As well, a lot of your carvings are made up of collections. Can you share with us the inspiration/symbolism behind this?
Bottom line? .... I'm just an insatiable magpie. I always have been and even though my house is too small for any more collections I still manage to squeeze in more bits and pieces. Combining my passion for collecting with my art has been an unexpected thrill. Maybe incorporating my gatherings is just an excuse to continue my magpie habits, but these pieces do symbolize my life in South Africa. Whether it's a shard of china, rusty nails or metal arrow heads, they all connect to my experience of this amazing country.
Are there a few fave books you can recommend that inspire you as an artist?
A book I have read several times and dip into often for inspiration is 12 Secrets of Highly Creative Women by Gail McMeekin. As the blurb suggested , it has been my portable mentor.

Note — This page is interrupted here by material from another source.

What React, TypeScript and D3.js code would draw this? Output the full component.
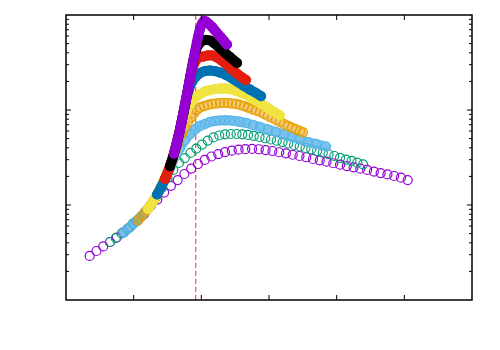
import React from 'react';
import * as d3 from 'd3';

// gnuplot default line colours, cycling
const colors = ['#9400d3', '#009e73', '#56b4e9', '#e69f00', '#f0e442', '#0072b2', '#e51e10', '#000000', '#9400d3'];

// [x, y], lowest peak first
const purpleLow: [number, number][] = [
  [0.35, 2.91], [0.45, 3.28], [0.55, 3.66], [0.65, 4.08], [0.75, 4.55], [0.85, 5.14], [0.95, 5.87], [1.05, 6.79],
  [1.15, 7.94], [1.25, 9.76], [1.35, 11.4], [1.45, 13.5], [1.55, 15.9], [1.65, 18.3], [1.75, 21.2], [1.85, 24.2],
  [1.95, 27.0], [2.05, 29.8], [2.15, 32.4], [2.25, 34.4], [2.35, 36.1], [2.45, 37.3], [2.55, 38.2], [2.65, 38.7],
  [2.75, 38.9], [2.85, 38.6], [2.95, 37.9], [3.05, 37.0], [3.15, 35.9], [3.25, 35.0], [3.35, 33.8], [3.45, 32.8],
  [3.55, 31.8], [3.65, 30.5], [3.75, 29.5], [3.85, 28.6], [3.95, 27.5], [4.05, 26.6], [4.15, 25.7], [4.25, 24.9],
  [4.35, 24.1], [4.45, 23.4], [4.55, 22.5], [4.65, 21.7], [4.75, 21.0], [4.85, 20.2], [4.95, 19.4], [5.05, 18.3],
];

const green: [number, number][] = [
  [0.65, 4.08], [0.735, 4.49], [0.82, 5.01], [0.905, 5.59], [0.99, 6.39], [1.075, 7.12], [1.16, 8.24], [1.245, 9.76],
  [1.33, 12.1], [1.415, 15.1], [1.5, 19.2], [1.585, 23.4], [1.67, 27.7], [1.755, 31.2], [1.84, 35.3], [1.925, 39.3],
  [2.01, 43.3], [2.095, 47.7], [2.18, 51.4], [2.265, 53.9], [2.35, 55.5], [2.435, 55.9], [2.52, 55.9], [2.605, 55.5],
  [2.69, 54.6], [2.775, 53.5], [2.86, 52.0], [2.945, 50.4], [3.03, 48.9], [3.115, 47.5], [3.2, 46.0], [3.285, 44.4],
  [3.37, 42.8], [3.455, 41.3], [3.54, 39.8], [3.625, 38.6], [3.71, 37.0], [3.795, 35.5], [3.88, 34.2], [3.965, 32.8],
  [4.05, 31.4], [4.135, 30.1], [4.22, 29.1], [4.305, 27.9], [4.39, 26.8],
];

const lightBlue: [number, number][] = [
  [0.857, 5.14], [0.946, 5.87], [1.034, 6.7], [1.123, 7.75], [1.212, 9.19], [1.3, 11.3], [1.389, 14.7], [1.463, 18.8],
  [1.537, 24.5], [1.611, 32.0], [1.685, 39.8], [1.759, 48.3], [1.832, 55.9], [1.906, 62.3], [1.98, 67.9], [2.054, 71.2],
  [2.128, 74.8], [2.202, 76.6], [2.276, 77.5], [2.35, 77.9], [2.424, 77.5], [2.497, 76.6], [2.571, 75.1], [2.66, 73.0],
  [2.763, 69.5], [2.867, 66.2], [2.985, 62.3], [3.103, 58.7], [3.221, 55.2], [3.339, 52.0], [3.458, 48.9], [3.576, 46.0],
  [3.694, 43.9], [3.842, 41.3],
];

const orange: [number, number][] = [
  [1.064, 6.87], [1.123, 7.66], [1.182, 8.65], [1.241, 9.76], [1.3, 11.3], [1.36, 13.4], [1.419, 16.2], [1.478, 19.7],
  [1.537, 25.7], [1.581, 31.2], [1.626, 38.9], [1.67, 47.2], [1.714, 55.9], [1.759, 65.4], [1.803, 74.8], [1.847, 83.4],
  [1.892, 91.9], [1.936, 100], [1.98, 106], [2.039, 110], [2.098, 113], [2.158, 116], [2.217, 117], [2.276, 118.5],
  [2.335, 118.5], [2.394, 118.5], [2.453, 117], [2.512, 116], [2.571, 113], [2.63, 110], [2.69, 106], [2.749, 102],
  [2.808, 98.8], [2.867, 95.3], [2.926, 90.8], [2.985, 86.5], [3.044, 82.4], [3.103, 78.5], [3.162, 74.8], [3.221, 71.2],
  [3.281, 68.2], [3.34, 65.3], [3.399, 62.5], [3.458, 60.1], [3.502, 58.2],
];

const yellow: [number, number][] = [
  [1.212, 9.08], [1.286, 11.0], [1.36, 13.5], [1.433, 17.5], [1.507, 22.8], [1.566, 29.1], [1.626, 37.9], [1.685, 61.6],
  [1.729, 78.5], [1.773, 95.3], [1.818, 110], [1.862, 123], [1.921, 137], [1.98, 147], [2.054, 157], [2.128, 162],
  [2.202, 166], [2.276, 168], [2.35, 168], [2.424, 166], [2.497, 160], [2.571, 153], [2.645, 146], [2.719, 137],
  [2.793, 127], [2.867, 118.5], [2.941, 110], [3.015, 101], [3.089, 94.1], [3.162, 87.5],
];

const blue: [number, number][] = [
  [1.345, 12.9], [1.404, 15.3], [1.463, 18.8], [1.522, 23.6], [1.581, 32.0], [1.64, 42.8], [1.685, 61.6], [1.729, 88.6],
  [1.773, 127], [1.818, 166], [1.862, 197], [1.921, 225], [1.98, 245], [2.054, 257], [2.128, 260], [2.202, 257],
  [2.276, 248], [2.364, 234], [2.453, 215], [2.542, 197], [2.63, 179], [2.719, 164], [2.808, 151], [2.882, 140],
];

const red: [number, number][] = [
  [1.463, 18.8], [1.522, 23.9], [1.581, 32.0], [1.64, 46.0], [1.699, 69.5], [1.759, 113], [1.803, 166], [1.847, 239],
  [1.892, 305], [1.936, 344], [1.98, 361], [2.039, 366], [2.098, 375], [2.158, 375], [2.231, 357], [2.305, 328],
  [2.379, 298], [2.453, 267], [2.527, 242], [2.601, 220], [2.66, 207],
];

const black: [number, number][] = [
  [1.537, 25.7], [1.596, 34.8], [1.655, 50.7], [1.714, 78.5], [1.773, 127], [1.832, 217], [1.877, 320], [1.921, 428],
  [1.965, 495], [2.01, 533], [2.069, 546], [2.128, 539], [2.187, 507], [2.246, 466], [2.305, 428], [2.364, 393],
  [2.424, 361], [2.483, 332], [2.527, 313],
];

const purpleHigh: [number, number][] = [
  [1.596, 34.8], [1.64, 46.0], [1.685, 61.6], [1.729, 88.6], [1.773, 129], [1.818, 188], [1.862, 280], [1.906, 408],
  [1.951, 587], [1.98, 712], [2.01, 814], [2.039, 865], [2.069, 854], [2.113, 804], [2.158, 748], [2.202, 687],
  [2.246, 631], [2.291, 580], [2.335, 533], [2.379, 489],
];

const allSeries = [purpleLow, green, lightBlue, orange, yellow, blue, red, black, purpleHigh];
// how solid the merged rings look in the original (0 = separate rings)
const bandOpacity = [0, 0, 0.8, 0.55, 1, 1, 1, 1, 1];

const xTicks = [0, 1, 2, 3, 4, 5, 6];
const yDecades = [1, 10, 100, 1000];
const markerX = 1.917;

const W = 500;
const H = 350;
const margin = { top: 15, right: 28, bottom: 50, left: 66 };

export default function App() {
  const x = d3.scaleLinear().domain([0, 6]).range([margin.left, W - margin.right]);
  const y = d3.scaleLog().domain([1, 1000]).range([H - margin.bottom, margin.top]);
  const line = d3.line<[number, number]>()
    .x(d => x(d[0]))
    .y(d => y(d[1]))
    .curve(d3.curveMonotoneX);

  const [x0, x1] = x.range();
  const [yb, yt] = y.range();

  const minorY: number[] = [];
  yDecades.slice(0, -1).forEach(d => {
    for (let k = 2; k < 10; k++) minorY.push(d * k);
  });

  return (
    <svg width={W} height={H} style={{ position: 'absolute', left: 0, top: 0, background: '#fff' }}>
      <line x1={x(markerX)} x2={x(markerX)} y1={yt} y2={yb}
        stroke="#e51e10" strokeOpacity={0.75} strokeWidth={1.2} strokeDasharray="5,3" />

      {allSeries.map((pts, i) => (
        <g key={i} stroke={colors[i]} fill="none">
          {bandOpacity[i] > 0 && (
            <path d={line(pts) || ''} strokeWidth={10} strokeOpacity={bandOpacity[i]}
              strokeLinecap="round" strokeLinejoin="round" />
          )}
          {pts.map((p, j) => (
            <circle key={j} cx={x(p[0])} cy={y(p[1])} r={4.5} strokeWidth={1.2} />
          ))}
        </g>
      ))}

      <g stroke="#000" strokeWidth={1}>
        {xTicks.slice(1, -1).map(t => (
          <g key={t}>
            <line x1={x(t)} x2={x(t)} y1={yb} y2={yb - 5} />
            <line x1={x(t)} x2={x(t)} y1={yt} y2={yt + 5} />
          </g>
        ))}
        {yDecades.slice(1, -1).map(t => (
          <g key={t}>
            <line x1={x0} x2={x0 + 5} y1={y(t)} y2={y(t)} />
            <line x1={x1} x2={x1 - 5} y1={y(t)} y2={y(t)} />
          </g>
        ))}
        {minorY.map(t => (
          <g key={t}>
            <line x1={x0} x2={x0 + 3} y1={y(t)} y2={y(t)} />
            <line x1={x1} x2={x1 - 3} y1={y(t)} y2={y(t)} />
          </g>
        ))}
      </g>
      <rect x={x0} y={yt} width={x1 - x0} height={yb - yt} fill="none" stroke="#000" strokeWidth={1.5} />
    </svg>
  );
}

(Gail has also written 12 Secrets of Highly Successful Women so it's easy to confuse the two titles)
Robyn's art is featured in the new book by Seth Apter called The Pulse of Mixed Media. Of course I bought the book because Robyn's art is showcased...but there are an amazing variety of artists...chock full of talent + inspiration. They share all their "secrets" (dealing with creative blocks for instance) and are very candid about any number of personal questions that Seth puts forward. It was so helpful for me to answer the questions as I read along..."if your art could talk, what would it say?" what is your secret dream as an artist?" I love this book!!
Dear Robyn, thank you so much for granting me this interview. I am honored and grateful to have the opportunity to feature your gorgeous art on my blog. thank you!